Уайт:В этом подлинный смысл смирения.
Кришнамурти:Нет. Подождите минутку. Смирение вовсе не является противоположностью авторитетности или гордости.
Уайт:Объясните, пожалуйста.
Кришнамурти:Вот возьмем слова "хороший" и "плохой". Мы говорим: "Это плохо, а то хорошо". Ненавидеть кого-то плохо, любить – хорошо. Связаны ли они между собой – плохое и хорошее?
Уайт:Похоже, что связаны.
Кришнамурти:Значит, это нехорошо.
Уайт:Хорошее не является хорошим, если связано с плохим?
Кришнамурти:Оно не является хорошим, потому что содержит в себе плохое. Взгляните, сэр: вот любовь и ненависть. Если они взаимосвязаны, то это не любовь вовсе.
Уайт:Ну, можно сказать, что это испорченная любовь или любовь не в чистом виде, но ведь это все равно любовь.

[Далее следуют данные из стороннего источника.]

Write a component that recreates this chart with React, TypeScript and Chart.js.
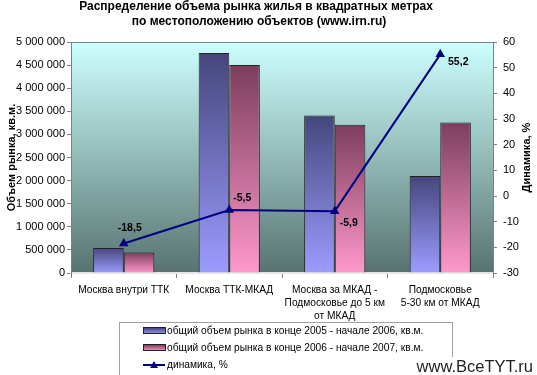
import React, { useEffect, useRef } from 'react';
import { Chart, registerables } from 'chart.js';

Chart.register(...registerables);

const titleLines = [
  'Распределение объема рынка жилья в квадратных метрах',
  'по местоположению объектов (www.irn.ru)',
];
const categories = [
  ['Москва внутри ТТК'],
  ['Москва ТТК-МКАД'],
  ['Москва за МКАД -', 'Подмосковье до 5 км', 'от МКАД'],
  ['Подмосковье', '5-30 км от МКАД'],
];
const seriesNames = [
  'общий объем рынка в конце 2005 - начале 2006, кв.м.',
  'общий объем рынка в конце 2006 - начале 2007, кв.м.',
  'динамика, %',
];
const volume2005 = [540000, 4760000, 3410000, 2100000];
const volume2006 = [445000, 4500000, 3210000, 3260000];
const dynamics = [-18.5, -5.5, -5.9, 55.2];
const dynamicsLabels = ['-18,5', '-5,5', '-5,9', '55,2'];
const leftAxisTitle = 'Объем рынка, кв.м.';
const rightAxisTitle = 'Динамика, %';
const leftMin = 0;
const leftMax = 5000000;
const leftStep = 500000;
const rightMin = -30;
const rightMax = 60;
const rightStep = 10;
const watermark = 'www.BceTYT.ru';

// label offsets relative to points (layout, not data)
const labelOffsets = [
  [6, -15],
  [13, -12],
  [14, 12],
  [18, 8],
];

const FONT = '"Liberation Sans", Arial, sans-serif';
const BLUE = ['#46467c', '#9c9cff'];
const PINK = ['#7c3e5c', '#ff99cc'];

const fmt = (v: number) => String(v).replace(/\B(?=(\d{3})+(?!\d))/g, ' ');

function barGradient(colors: string[]) {
  return (ctx: any) => {
    const chart = ctx.chart;
    const area = chart.chartArea;
    const y = chart.scales && chart.scales.y;
    if (!area || !y || ctx.type !== 'data') return colors[1];
    const top = y.getPixelForValue(ctx.raw);
    const bottom = y.getPixelForValue(0);
    if (!isFinite(top) || !isFinite(bottom) || top === bottom) return colors[1];
    const g = chart.ctx.createLinearGradient(0, top, 0, bottom);
    g.addColorStop(0, colors[0]);
    g.addColorStop(1, colors[1]);
    return g;
  };
}

const decorPlugin = {
  id: 'decor',
  beforeDraw(chart: any) {
    const { ctx, chartArea: a, width, height } = chart;
    ctx.save();
    ctx.fillStyle = '#ffffff';
    ctx.fillRect(0, 0, width, height);
    const g = ctx.createLinearGradient(0, a.top, 0, a.bottom);
    g.addColorStop(0, '#ccffff');
    g.addColorStop(0.5, '#93bab7');
    g.addColorStop(1, '#577371');
    ctx.fillStyle = g;
    ctx.fillRect(a.left, a.top, a.right - a.left, a.bottom - a.top);
    ctx.strokeStyle = '#808080';
    ctx.lineWidth = 1;
    ctx.beginPath();
    ctx.moveTo(a.left, a.top + 0.5);
    ctx.lineTo(a.right, a.top + 0.5);
    ctx.stroke();
    ctx.restore();
  },
  afterDatasetsDraw(chart: any) {
    const { ctx } = chart;
    const meta = chart.getDatasetMeta(2);
    ctx.save();
    ctx.font = `bold 10.5px ${FONT}`;
    ctx.fillStyle = '#000';
    ctx.textAlign = 'center';
    ctx.textBaseline = 'middle';
    meta.data.forEach((pt: any, i: number) => {
      const [dx, dy] = labelOffsets[i];
      ctx.fillText(dynamicsLabels[i], pt.x + dx, pt.y + dy);
    });
    ctx.restore();
  },
  afterDraw(chart: any) {
    const { ctx, chartArea: a } = chart;
    ctx.save();
    // title
    ctx.font = `bold 12px ${FONT}`;
    ctx.fillStyle = '#000';
    ctx.textAlign = 'center';
    ctx.textBaseline = 'middle';
    ctx.fillText(titleLines[0], 256, 7);
    ctx.fillText(titleLines[1], 259, 22);
    // axis titles
    const midY = (a.top + a.bottom) / 2;
    ctx.font = `bold 11px ${FONT}`;
    ctx.save();
    ctx.translate(12, midY);
    ctx.rotate(-Math.PI / 2);
    ctx.fillText(leftAxisTitle, 0, 0);
    ctx.restore();
    ctx.save();
    ctx.translate(527, midY);
    ctx.rotate(-Math.PI / 2);
    ctx.fillText(rightAxisTitle, 0, 0);
    ctx.restore();
    // legend
    const lx = 119.5, ly = 322.5, lw = 333, lh = 53;
    ctx.strokeStyle = '#a0a0a0';
    ctx.lineWidth = 1;
    ctx.strokeRect(lx, ly, lw, lh);
    const rows = [331, 348, 365];
    ctx.font = `10.2px ${FONT}`;
    ctx.textAlign = 'left';
    [BLUE, PINK].forEach((cols, i) => {
      const y = rows[i];
      const g = ctx.createLinearGradient(0, y - 3, 0, y + 3);
      g.addColorStop(0, cols[0]);
      g.addColorStop(1, cols[1]);
      ctx.fillStyle = g;
      ctx.fillRect(143, y - 3, 22, 6);
      ctx.strokeStyle = '#222';
      ctx.strokeRect(143.5, y - 3.5, 22, 6);
      ctx.fillStyle = '#000';
      ctx.fillText(seriesNames[i], 167, y + 0.5);
    });
    {
      const y = rows[2];
      ctx.strokeStyle = '#000080';
      ctx.lineWidth = 2;
      ctx.beginPath();
      ctx.moveTo(143, y);
      ctx.lineTo(165, y);
      ctx.stroke();
      ctx.fillStyle = '#000080';
      ctx.beginPath();
      ctx.moveTo(154, y - 4);
      ctx.lineTo(158, y + 3);
      ctx.lineTo(150, y + 3);
      ctx.closePath();
      ctx.fill();
      ctx.fillStyle = '#000';
      ctx.fillText(seriesNames[2], 167, y + 0.5);
    }
    // watermark
    ctx.font = `16.5px ${FONT}`;
    const w = ctx.measureText(watermark).width;
    ctx.fillStyle = '#ffffff';
    ctx.fillRect(533 - w - 2, 357, w + 4, 18);
    ctx.fillStyle = '#222';
    ctx.textAlign = 'right';
    ctx.fillText(watermark, 533, 367);
    ctx.restore();
  },
};

export default function App() {
  const ref = useRef<HTMLCanvasElement | null>(null);
  useEffect(() => {
    document.body.style.margin = '0';
    const canvas = ref.current;
    if (!canvas) return;
    const chart = new Chart(canvas, {
      type: 'bar',
      data: {
        labels: categories,
        datasets: [
          {
            type: 'bar',
            label: seriesNames[0],
            data: volume2005,
            backgroundColor: barGradient(BLUE),
            borderColor: '#222',
            borderWidth: 1,
            yAxisID: 'y',
            order: 1,
            categoryPercentage: 0.58,
            barPercentage: 1,
          },
          {
            type: 'bar',
            label: seriesNames[1],
            data: volume2006,
            backgroundColor: barGradient(PINK),
            borderColor: '#222',
            borderWidth: 1,
            yAxisID: 'y',
            order: 2,
            categoryPercentage: 0.58,
            barPercentage: 1,
          },
          {
            type: 'line',
            label: seriesNames[2],
            data: dynamics,
            borderColor: '#000080',
            backgroundColor: '#000080',
            borderWidth: 2,
            pointStyle: 'triangle',
            pointRadius: 3.5,
            yAxisID: 'y1',
            order: 0,
            tension: 0,
          },
        ],
      } as any,
      options: {
        responsive: false,
        animation: false,
        devicePixelRatio: 1,
        layout: { padding: { top: 42, left: 0, right: 0, bottom: 0 } },
        plugins: {
          legend: { display: false },
          title: { display: false },
          tooltip: { enabled: false },
        },
        scales: {
          x: {
            offset: true,
            grid: { offset: true, drawOnChartArea: false, drawTicks: true, tickLength: 5, color: '#808080' },
            border: { display: true, color: '#e6e6e6', width: 2 },
            ticks: {
              color: '#000',
              font: { family: FONT, size: 10.2, lineHeight: 1.28 },
              padding: 6,
              maxRotation: 0,
              autoSkip: false,
            },
            afterFit: (s: any) => {
              s.height = 102;
            },
          },
          y: {
            position: 'left',
            min: leftMin,
            max: leftMax,
            grid: { drawOnChartArea: false, drawTicks: true, tickLength: 4, color: '#808080' },
            border: { display: true, color: '#808080' },
            ticks: {
              stepSize: leftStep,
              color: '#000',
              font: { family: FONT, size: 11 },
              padding: 2,
              callback: (v: any) => fmt(Number(v)),
            },
            afterFit: (s: any) => {
              s.width = 71;
            },
          },
          y1: {
            position: 'right',
            min: rightMin,
            max: rightMax,
            grid: { drawOnChartArea: false, drawTicks: true, tickLength: 4, color: '#808080' },
            border: { display: true, color: '#808080' },
            ticks: {
              stepSize: rightStep,
              color: '#000',
              font: { family: FONT, size: 11 },
              padding: 6,
            },
            afterFit: (s: any) => {
              s.width = 44;
            },
          },
        },
      },
      plugins: [decorPlugin],
    } as any);
    return () => chart.destroy();
  }, []);
  return (
    <div style={{ width: 537, height: 375 }}>
      <canvas ref={ref} width={537} height={375} style={{ display: 'block', width: 537, height: 375 }} />
    </div>
  );
}
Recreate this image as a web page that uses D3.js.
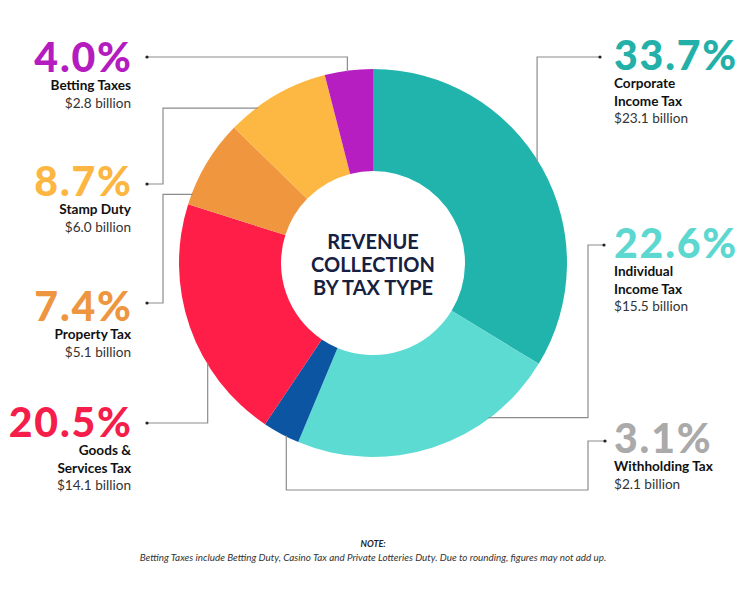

Кришнамурти:Нет, это не любовь.
Уайт:Как тогда обрести чистую, незапятнанную любовь? И какое же отношение это имеет к просветлению?
Кришнамурти:Это-то как раз и имеет отношение к просветлению. Вы высказали утверждение, что просветление есть прямое, непосредственное восприятие истины – не "моей" истины, не "вашей" истины, не "христианской" истины и не какой-либо другой, а просто Истины. Но если присутствует наблюдатель, воспринимающий, то до тех пор, пока он воспринимает, это не истина. Только там может быть истина, где нет никакого воспринимающего, а есть одно только восприятие. Это же совсем другое дело.
Уайт:Вы имеете в виду, что не существует ментального разграничения или разделения между субъектом и объектом?
Кришнамурти:А что такое тогда само отношение восприятия без того, кто воспринимает, и любви? Что такое любовь? Это желание? Наслаждение? Или это что-то, собранное мыслью воедино? Может ли любовь существовать там, где есть амбиция? Там, где ревность, ненависть, страх – все эти вещи? Очевидно, нет. Значит, пока нет свободы от страха, не может быть никакой любви.
Уайт:А также свободы от амбиций, от похоти и т.д.?
Кришнамурти:Конечно. Впрочем, что вы подразумеваете под похотью?
Уайт:Я имею в виду одну из традиционных форм недостойного поведения.
Кришнамурти:Традиционная форма поведения – это не поведение, а следование какой-то схеме.
Уайт:Ну, должен же быть какой-то разумный конформизм.
Кришнамурти:Нет. Если конформизм, то в этом нет ничего хорошего.
Уайт:Тем не менее, добровольный конформизм – это свобода.
Кришнамурти:Не спешите, сэр. Конформизм никогда не несет в себе свободу.
Уайт:Я говорю, что свобода может привести к конформизму – к разумному конформизму.
Кришнамурти:Отправляясь в Индию, я надеваю индийскую одежду. Когда я в Европе, моя одежда – европейская. Однако в этом нет конформизма.
Уайт:Но именно в таком смысле я использую это слово. Оно для меня означает приверженность обычаям какого-то места или общества.
Кришнамурти:Это самое несложное дело. "Я же встаю, когда в помещение входит дама; это просто манеры приличного поведения.
Уайт:Но я имею в виду нечто большее, что включает также обычаи и правила, обозначенные в законе и политических установлениях.